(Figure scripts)
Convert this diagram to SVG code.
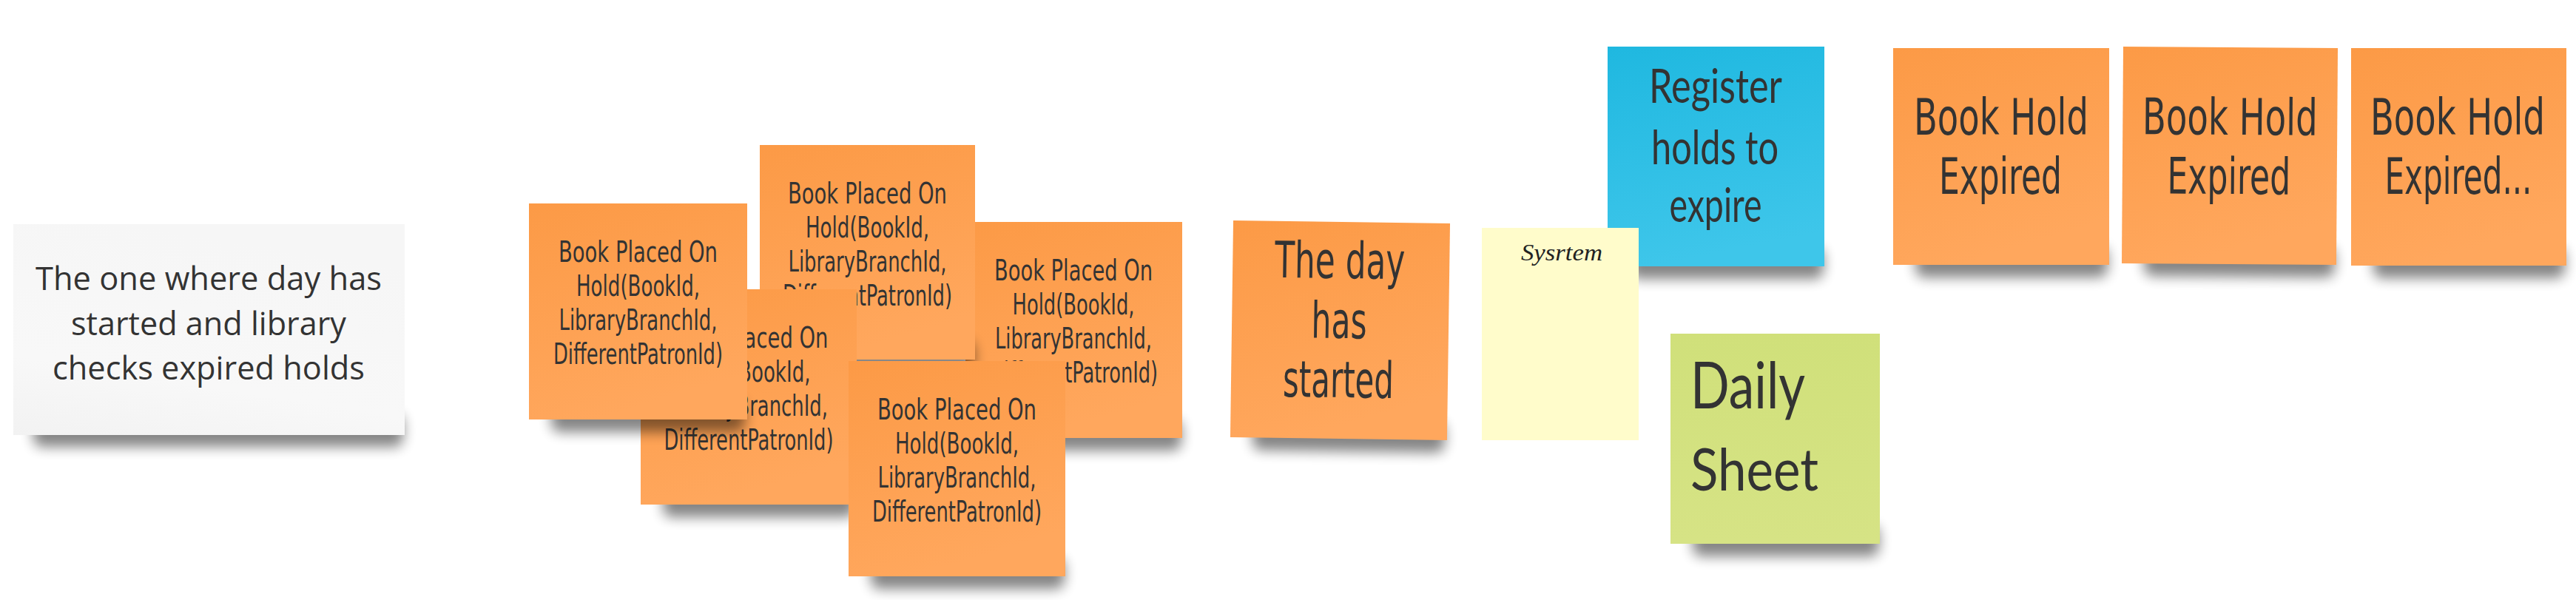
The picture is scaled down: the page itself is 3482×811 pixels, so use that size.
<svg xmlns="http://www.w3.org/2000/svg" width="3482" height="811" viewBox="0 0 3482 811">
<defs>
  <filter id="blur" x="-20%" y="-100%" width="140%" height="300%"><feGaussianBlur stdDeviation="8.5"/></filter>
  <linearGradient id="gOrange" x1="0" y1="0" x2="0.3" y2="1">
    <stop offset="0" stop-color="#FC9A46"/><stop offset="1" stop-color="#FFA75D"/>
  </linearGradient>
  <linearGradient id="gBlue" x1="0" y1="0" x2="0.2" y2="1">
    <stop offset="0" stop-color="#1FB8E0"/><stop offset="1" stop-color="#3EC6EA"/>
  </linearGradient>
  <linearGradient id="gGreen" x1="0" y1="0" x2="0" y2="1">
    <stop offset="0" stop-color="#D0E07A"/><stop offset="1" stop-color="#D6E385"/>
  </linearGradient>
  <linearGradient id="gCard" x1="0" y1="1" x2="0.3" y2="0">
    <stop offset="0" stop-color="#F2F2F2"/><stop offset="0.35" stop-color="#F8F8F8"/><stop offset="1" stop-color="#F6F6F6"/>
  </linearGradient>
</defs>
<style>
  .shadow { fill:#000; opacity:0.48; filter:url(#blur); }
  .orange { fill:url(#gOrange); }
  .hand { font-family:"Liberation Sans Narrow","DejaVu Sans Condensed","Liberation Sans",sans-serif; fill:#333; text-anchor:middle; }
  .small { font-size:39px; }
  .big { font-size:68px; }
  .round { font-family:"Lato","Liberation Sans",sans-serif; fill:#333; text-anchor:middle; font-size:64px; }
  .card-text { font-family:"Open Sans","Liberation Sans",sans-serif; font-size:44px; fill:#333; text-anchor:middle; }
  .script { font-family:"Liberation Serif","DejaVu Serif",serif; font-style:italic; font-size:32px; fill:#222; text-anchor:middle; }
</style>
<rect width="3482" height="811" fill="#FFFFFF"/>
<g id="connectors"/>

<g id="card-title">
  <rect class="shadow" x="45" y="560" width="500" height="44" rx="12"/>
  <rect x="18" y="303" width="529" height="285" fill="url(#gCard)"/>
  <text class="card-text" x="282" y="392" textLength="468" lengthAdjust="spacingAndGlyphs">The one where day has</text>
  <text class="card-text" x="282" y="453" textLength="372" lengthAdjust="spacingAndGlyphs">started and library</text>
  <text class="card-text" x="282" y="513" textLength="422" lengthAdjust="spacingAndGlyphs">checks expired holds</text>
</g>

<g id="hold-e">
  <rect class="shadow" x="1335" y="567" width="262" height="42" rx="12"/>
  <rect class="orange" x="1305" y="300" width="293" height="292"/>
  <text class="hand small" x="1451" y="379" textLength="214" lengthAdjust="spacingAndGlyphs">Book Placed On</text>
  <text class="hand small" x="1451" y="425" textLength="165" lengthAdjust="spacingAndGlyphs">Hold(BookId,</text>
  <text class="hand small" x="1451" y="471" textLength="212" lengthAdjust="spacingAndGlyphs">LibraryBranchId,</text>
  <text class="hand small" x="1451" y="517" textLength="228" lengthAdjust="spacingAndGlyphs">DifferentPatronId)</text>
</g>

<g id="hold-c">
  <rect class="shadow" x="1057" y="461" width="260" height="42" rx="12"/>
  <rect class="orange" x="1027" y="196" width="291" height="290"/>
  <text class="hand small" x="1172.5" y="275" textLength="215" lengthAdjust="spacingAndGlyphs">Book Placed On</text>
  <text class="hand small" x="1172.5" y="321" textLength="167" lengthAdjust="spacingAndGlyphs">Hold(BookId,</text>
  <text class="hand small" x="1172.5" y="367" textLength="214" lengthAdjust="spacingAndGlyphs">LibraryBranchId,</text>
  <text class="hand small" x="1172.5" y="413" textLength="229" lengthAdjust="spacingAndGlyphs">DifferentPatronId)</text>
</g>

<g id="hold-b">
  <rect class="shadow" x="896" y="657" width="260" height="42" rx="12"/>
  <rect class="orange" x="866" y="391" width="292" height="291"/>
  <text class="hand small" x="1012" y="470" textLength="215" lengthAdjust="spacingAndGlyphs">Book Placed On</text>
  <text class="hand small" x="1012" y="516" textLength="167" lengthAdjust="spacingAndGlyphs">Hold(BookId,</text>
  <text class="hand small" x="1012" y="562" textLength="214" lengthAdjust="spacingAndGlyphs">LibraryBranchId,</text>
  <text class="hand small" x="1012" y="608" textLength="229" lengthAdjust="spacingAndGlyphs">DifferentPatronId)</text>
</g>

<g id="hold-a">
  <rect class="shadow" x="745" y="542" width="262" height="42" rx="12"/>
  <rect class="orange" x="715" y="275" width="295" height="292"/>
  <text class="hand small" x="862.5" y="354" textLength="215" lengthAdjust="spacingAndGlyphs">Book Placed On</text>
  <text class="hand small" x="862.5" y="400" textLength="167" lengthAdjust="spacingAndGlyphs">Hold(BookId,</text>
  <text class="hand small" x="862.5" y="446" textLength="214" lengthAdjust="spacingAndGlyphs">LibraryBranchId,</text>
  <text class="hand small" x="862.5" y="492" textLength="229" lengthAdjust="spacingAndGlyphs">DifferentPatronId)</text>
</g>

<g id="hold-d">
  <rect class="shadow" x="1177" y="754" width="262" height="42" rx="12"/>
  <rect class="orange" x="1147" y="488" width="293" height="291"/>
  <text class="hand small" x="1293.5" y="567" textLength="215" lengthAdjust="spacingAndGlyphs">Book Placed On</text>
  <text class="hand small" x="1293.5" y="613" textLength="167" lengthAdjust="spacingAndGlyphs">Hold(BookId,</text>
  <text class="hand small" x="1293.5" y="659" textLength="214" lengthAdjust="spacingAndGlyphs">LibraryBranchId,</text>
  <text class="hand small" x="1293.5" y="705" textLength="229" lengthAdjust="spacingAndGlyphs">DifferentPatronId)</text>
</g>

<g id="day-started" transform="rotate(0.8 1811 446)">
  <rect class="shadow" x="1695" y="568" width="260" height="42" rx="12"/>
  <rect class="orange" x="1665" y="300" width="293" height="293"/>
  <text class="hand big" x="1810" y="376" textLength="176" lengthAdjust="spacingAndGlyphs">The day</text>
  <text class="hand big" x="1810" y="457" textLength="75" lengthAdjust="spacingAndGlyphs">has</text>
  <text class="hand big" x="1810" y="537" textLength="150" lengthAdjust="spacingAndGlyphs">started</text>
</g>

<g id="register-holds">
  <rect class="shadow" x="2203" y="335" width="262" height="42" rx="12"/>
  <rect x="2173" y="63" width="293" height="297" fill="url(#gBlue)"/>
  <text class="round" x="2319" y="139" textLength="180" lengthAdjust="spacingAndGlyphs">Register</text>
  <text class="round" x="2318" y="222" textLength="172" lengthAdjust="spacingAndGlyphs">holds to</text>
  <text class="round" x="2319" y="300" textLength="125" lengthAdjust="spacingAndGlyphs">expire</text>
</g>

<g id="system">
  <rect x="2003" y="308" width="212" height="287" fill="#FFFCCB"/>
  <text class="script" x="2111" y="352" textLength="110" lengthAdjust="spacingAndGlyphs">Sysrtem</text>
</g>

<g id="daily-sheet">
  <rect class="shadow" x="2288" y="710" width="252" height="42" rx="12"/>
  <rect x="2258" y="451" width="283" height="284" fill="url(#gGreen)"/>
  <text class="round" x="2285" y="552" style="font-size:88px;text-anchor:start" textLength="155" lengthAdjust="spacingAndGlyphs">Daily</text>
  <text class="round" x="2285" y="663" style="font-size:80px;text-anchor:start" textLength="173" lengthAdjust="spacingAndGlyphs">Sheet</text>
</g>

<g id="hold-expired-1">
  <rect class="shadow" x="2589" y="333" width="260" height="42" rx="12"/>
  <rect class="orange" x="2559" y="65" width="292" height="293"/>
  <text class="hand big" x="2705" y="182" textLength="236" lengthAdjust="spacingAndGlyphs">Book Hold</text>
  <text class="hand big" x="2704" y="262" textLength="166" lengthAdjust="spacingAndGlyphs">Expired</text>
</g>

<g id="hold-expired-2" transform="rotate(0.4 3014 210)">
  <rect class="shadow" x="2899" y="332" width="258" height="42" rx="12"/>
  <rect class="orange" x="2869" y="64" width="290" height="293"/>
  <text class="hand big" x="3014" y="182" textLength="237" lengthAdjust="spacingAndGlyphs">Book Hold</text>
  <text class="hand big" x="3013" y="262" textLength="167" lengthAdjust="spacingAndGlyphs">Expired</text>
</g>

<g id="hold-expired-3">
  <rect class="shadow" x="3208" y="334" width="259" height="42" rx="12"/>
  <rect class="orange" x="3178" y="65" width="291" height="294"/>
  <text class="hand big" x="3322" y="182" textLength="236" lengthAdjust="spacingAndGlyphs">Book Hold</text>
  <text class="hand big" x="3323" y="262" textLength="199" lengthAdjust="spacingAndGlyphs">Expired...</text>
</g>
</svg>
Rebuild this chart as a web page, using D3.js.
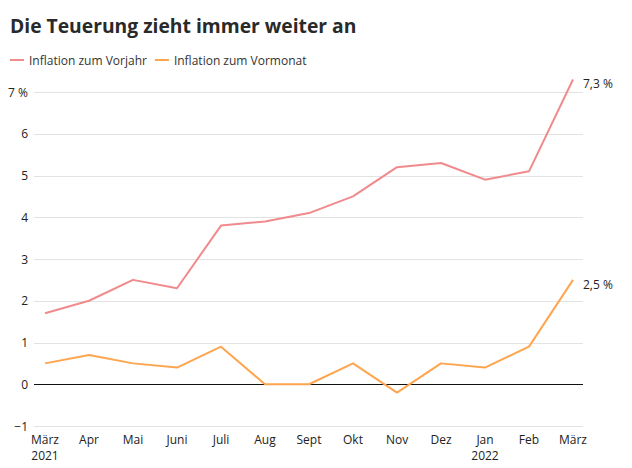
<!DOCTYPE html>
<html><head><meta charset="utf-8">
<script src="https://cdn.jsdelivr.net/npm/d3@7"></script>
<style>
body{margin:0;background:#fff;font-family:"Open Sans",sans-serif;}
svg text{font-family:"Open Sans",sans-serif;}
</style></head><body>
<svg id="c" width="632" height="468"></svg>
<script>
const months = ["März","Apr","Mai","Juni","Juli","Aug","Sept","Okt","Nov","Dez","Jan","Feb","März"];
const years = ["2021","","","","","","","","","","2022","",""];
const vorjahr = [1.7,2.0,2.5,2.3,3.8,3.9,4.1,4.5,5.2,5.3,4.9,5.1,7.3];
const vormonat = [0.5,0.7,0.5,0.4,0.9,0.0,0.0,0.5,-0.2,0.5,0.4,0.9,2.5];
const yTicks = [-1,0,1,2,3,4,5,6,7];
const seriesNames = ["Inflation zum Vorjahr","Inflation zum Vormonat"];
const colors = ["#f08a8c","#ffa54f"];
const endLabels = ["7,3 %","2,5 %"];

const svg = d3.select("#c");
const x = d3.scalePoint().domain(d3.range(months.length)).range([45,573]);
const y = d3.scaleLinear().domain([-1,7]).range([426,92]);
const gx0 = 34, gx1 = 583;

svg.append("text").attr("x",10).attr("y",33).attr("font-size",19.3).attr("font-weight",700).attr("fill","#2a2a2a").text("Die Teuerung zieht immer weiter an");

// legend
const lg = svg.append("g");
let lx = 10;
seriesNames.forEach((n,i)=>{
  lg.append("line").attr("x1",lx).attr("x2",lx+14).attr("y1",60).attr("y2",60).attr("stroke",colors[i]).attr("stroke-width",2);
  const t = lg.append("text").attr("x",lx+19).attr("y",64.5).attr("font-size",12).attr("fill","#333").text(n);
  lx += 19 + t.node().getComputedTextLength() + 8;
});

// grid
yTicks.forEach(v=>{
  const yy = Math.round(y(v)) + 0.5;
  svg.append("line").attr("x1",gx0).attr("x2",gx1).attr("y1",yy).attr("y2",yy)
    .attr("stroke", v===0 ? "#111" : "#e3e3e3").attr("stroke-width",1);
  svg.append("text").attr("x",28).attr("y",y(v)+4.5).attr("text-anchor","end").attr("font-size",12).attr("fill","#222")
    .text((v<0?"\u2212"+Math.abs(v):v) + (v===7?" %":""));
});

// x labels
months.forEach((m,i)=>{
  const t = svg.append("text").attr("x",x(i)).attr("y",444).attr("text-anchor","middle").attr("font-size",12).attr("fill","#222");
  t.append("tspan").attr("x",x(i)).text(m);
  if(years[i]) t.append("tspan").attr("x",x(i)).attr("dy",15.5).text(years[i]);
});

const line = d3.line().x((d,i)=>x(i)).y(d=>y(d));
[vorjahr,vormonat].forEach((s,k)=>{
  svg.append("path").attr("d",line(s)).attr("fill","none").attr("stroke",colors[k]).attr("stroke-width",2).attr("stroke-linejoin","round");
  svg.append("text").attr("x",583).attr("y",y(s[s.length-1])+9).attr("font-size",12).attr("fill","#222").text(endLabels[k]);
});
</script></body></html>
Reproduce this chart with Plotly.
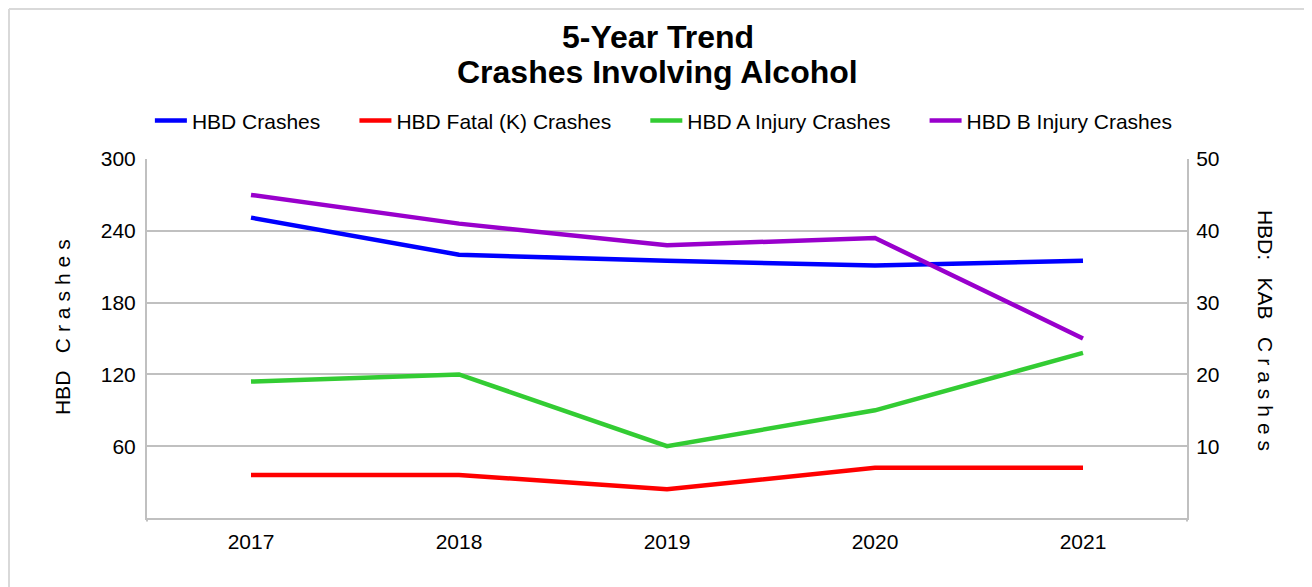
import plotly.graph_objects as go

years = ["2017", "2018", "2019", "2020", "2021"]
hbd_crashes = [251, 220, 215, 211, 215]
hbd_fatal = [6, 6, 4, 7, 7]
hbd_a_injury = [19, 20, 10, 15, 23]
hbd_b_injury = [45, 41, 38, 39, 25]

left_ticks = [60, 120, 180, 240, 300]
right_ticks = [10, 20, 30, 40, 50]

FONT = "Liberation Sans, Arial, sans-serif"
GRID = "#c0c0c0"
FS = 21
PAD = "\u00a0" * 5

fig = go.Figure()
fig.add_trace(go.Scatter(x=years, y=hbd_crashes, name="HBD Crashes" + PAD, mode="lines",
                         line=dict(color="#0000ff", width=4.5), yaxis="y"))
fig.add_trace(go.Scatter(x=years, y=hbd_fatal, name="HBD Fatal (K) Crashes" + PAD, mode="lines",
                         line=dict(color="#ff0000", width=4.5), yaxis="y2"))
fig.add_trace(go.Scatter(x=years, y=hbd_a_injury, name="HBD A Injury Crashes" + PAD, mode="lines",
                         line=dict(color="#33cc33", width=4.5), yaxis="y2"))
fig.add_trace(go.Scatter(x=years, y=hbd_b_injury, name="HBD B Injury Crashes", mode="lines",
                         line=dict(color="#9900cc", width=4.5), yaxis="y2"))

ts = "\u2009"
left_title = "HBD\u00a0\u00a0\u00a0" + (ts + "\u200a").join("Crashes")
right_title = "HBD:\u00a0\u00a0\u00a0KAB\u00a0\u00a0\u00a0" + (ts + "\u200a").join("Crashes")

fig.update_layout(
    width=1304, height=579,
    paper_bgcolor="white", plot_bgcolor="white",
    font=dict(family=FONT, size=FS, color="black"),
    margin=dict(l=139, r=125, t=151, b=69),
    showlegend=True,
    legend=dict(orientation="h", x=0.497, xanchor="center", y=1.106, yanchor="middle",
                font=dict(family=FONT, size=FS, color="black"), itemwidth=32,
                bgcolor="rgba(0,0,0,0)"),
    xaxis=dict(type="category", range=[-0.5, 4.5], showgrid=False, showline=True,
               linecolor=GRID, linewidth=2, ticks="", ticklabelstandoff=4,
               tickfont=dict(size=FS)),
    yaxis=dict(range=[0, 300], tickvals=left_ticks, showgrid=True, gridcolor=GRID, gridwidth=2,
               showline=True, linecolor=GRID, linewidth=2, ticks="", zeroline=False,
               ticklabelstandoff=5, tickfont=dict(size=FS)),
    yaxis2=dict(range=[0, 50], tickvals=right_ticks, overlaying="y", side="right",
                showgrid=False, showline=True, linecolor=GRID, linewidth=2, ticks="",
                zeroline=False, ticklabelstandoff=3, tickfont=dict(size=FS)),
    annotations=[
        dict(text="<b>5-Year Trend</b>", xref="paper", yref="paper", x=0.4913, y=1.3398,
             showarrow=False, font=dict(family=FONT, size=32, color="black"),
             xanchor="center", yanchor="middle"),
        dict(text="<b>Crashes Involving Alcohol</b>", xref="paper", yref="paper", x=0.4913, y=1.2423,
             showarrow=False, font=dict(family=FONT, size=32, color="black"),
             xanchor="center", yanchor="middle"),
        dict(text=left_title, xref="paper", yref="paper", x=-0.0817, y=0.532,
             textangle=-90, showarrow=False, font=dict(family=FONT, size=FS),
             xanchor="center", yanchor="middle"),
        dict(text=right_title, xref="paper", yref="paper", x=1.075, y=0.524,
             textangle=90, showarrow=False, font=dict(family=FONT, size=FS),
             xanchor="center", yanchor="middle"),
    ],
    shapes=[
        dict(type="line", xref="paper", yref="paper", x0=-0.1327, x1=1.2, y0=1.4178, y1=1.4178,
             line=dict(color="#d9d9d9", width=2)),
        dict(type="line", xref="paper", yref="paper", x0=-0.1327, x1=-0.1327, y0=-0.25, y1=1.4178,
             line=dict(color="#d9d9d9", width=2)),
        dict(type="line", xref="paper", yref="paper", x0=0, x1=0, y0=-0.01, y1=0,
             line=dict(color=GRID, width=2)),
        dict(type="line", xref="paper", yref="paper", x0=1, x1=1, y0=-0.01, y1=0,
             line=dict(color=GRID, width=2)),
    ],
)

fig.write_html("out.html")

== The problem ==
Show all lines from the records above where the word "chart" occurs.

== Reply to the task ==
Rebuild this chart as a web page, using D3.js.
Reproduce this chart with Plotly.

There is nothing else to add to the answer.